1) See International Review n°3, p51, for the platform of the Kronstadt revolt.
2) The International Bureau for the Revolutionary Party , another branch of the Communist Left has an ambiguous position on Kronstadt. An article published in Revolutionary Perspectives No 23 (1986) reaffirms the proletarian character of the October Revolution and the Bolshevik Party that led it, and rejects the anarchist idealisations of the Kronstadt revolt, underlining that the revolt reflected profoundly unfavourable conditions for the proletarian revolution and that it contained many confused and reactionary elements. At the same time the article criticises the Bordigist idea that the assault on Kronstadt was a necessity to preserve the dictatorship of the party. It affirms that one of the basic lessons of Kronstadt is that the dictatorship of the proletariat must be exercised by the class itself, through its workers' councils, and not by the party. It also shows that the errors of the Bolsheviks concerning the relation between the party and the class, in the overall context of the isolation of the proletarian bastion, accelerated the internal degeneration of the both the party and the soviet state.
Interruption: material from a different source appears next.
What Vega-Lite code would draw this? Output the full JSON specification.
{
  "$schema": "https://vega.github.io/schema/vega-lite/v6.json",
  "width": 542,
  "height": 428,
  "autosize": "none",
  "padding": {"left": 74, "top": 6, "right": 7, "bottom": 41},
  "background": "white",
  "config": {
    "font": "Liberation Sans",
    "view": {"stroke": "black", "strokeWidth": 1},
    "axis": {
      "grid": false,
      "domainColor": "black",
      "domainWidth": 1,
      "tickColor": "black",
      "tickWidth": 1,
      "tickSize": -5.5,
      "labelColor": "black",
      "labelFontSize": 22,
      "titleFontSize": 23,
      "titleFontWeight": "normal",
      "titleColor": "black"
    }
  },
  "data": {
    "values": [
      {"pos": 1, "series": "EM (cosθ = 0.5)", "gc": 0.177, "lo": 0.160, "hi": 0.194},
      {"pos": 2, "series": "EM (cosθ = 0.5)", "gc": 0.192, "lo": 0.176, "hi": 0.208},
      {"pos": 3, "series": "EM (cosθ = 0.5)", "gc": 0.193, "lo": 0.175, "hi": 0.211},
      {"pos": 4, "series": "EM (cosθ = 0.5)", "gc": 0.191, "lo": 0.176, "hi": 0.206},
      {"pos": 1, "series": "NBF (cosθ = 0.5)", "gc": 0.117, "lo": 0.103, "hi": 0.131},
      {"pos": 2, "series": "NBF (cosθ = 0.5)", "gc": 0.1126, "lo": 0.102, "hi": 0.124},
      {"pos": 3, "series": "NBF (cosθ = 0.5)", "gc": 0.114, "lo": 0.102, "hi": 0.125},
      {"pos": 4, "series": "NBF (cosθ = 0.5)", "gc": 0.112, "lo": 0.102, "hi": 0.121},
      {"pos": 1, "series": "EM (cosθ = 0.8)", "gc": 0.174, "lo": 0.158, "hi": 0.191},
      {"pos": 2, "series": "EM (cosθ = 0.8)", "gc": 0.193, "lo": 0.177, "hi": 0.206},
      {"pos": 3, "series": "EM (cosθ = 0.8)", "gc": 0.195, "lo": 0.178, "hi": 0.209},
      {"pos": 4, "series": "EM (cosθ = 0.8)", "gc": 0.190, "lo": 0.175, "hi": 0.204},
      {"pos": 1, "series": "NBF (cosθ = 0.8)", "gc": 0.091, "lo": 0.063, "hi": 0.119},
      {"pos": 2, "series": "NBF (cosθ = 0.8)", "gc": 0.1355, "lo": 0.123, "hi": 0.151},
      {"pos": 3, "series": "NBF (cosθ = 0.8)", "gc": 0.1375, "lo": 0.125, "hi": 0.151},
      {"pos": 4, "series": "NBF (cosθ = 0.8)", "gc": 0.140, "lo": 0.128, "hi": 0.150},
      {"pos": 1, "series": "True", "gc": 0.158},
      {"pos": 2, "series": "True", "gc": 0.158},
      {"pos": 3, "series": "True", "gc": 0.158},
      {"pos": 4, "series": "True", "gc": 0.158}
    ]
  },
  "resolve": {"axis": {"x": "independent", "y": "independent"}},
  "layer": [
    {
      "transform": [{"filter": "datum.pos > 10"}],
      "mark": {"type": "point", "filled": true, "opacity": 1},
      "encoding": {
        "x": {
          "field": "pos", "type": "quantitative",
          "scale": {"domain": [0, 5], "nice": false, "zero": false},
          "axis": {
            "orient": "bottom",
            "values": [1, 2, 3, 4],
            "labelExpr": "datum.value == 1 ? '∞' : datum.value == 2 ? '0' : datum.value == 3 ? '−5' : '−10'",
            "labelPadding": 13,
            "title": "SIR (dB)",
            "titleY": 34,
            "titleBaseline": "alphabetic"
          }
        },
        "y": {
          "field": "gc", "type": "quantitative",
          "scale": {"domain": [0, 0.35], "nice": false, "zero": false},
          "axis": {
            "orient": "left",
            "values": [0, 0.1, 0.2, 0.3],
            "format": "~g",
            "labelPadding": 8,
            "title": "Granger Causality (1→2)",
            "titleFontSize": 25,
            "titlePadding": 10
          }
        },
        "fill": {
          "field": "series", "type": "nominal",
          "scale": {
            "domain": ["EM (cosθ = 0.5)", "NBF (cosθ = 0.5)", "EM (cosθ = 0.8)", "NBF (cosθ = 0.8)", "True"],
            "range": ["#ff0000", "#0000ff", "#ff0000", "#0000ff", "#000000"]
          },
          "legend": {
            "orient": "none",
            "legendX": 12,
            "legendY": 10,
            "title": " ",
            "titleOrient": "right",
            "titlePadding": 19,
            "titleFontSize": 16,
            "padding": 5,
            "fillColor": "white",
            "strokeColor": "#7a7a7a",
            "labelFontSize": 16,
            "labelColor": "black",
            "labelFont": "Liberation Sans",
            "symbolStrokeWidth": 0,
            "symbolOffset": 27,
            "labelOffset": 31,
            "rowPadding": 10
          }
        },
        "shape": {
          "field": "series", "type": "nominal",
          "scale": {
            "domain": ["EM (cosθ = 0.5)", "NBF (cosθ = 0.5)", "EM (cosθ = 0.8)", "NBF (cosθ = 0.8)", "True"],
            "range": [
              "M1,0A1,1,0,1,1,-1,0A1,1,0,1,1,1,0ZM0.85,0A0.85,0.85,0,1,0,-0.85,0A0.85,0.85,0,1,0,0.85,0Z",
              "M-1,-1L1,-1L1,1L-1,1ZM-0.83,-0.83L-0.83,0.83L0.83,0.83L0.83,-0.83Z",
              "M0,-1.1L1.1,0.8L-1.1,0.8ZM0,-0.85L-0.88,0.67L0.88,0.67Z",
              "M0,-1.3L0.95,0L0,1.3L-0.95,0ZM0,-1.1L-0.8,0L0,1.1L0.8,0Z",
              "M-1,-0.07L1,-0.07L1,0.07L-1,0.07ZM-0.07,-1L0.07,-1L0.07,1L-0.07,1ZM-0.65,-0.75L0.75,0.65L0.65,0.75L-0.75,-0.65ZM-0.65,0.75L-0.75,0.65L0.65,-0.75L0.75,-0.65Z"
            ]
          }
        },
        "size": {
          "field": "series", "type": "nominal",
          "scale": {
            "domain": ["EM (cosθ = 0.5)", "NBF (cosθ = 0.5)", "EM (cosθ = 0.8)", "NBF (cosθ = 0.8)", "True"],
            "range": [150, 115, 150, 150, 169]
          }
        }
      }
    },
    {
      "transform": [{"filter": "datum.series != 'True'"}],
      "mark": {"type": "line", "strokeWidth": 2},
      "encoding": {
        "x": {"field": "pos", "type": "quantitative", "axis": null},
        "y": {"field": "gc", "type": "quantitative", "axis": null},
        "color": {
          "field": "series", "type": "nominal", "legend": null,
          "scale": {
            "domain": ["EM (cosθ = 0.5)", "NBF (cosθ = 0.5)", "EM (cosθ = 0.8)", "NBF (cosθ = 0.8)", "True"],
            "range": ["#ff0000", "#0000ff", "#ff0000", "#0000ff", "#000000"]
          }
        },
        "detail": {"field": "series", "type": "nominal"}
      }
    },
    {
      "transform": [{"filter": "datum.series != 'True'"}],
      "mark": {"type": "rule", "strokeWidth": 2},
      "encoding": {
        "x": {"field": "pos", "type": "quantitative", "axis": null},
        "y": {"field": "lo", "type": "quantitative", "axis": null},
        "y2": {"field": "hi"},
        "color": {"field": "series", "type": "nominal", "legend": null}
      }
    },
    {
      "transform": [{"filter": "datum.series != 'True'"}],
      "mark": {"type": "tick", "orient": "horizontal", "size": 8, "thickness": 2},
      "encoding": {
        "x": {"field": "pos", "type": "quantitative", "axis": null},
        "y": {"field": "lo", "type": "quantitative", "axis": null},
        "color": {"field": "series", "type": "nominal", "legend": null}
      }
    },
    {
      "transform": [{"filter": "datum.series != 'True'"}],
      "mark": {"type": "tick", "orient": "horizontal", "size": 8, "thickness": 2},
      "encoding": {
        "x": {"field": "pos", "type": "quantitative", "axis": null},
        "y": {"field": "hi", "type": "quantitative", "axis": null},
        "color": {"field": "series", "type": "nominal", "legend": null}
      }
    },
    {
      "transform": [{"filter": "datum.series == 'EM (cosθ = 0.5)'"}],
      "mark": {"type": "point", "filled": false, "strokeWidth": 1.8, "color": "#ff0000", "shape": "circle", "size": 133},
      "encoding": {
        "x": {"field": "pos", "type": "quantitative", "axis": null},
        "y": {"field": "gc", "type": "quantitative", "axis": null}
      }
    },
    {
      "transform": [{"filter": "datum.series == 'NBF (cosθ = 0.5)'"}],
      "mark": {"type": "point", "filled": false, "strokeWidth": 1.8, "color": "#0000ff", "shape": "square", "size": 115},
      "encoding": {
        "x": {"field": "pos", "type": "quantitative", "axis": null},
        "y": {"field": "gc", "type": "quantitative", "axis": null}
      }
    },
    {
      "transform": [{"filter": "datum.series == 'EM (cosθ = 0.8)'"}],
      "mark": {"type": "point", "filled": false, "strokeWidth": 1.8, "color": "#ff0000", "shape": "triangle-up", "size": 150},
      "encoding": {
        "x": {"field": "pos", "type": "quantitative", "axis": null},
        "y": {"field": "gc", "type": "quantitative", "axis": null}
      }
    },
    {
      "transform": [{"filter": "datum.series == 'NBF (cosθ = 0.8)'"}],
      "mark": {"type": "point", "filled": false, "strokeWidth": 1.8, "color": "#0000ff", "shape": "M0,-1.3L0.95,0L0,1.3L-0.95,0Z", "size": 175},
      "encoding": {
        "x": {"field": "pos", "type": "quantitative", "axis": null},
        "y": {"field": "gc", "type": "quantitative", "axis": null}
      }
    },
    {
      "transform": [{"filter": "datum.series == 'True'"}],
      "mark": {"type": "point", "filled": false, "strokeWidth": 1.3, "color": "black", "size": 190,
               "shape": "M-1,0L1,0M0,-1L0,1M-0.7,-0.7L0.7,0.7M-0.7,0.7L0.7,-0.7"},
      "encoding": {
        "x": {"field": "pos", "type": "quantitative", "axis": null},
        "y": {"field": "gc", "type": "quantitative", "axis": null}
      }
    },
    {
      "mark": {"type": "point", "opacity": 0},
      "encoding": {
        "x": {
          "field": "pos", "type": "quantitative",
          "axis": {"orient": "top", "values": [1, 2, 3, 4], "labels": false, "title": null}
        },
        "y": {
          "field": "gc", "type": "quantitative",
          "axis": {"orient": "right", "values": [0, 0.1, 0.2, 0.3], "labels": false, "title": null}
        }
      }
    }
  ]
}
Nevertheless the article doesn't characterise the revolt as proletarian and doesn't answer the fundamental question: is it possible that a proletarian dictatorship uses violence against the discontent of the working class? They even say that as a result of the manipulation of the counter-revolution - even if it opened up a chapter of slow agony in the workers movement - the repression of the revolt was more than justified.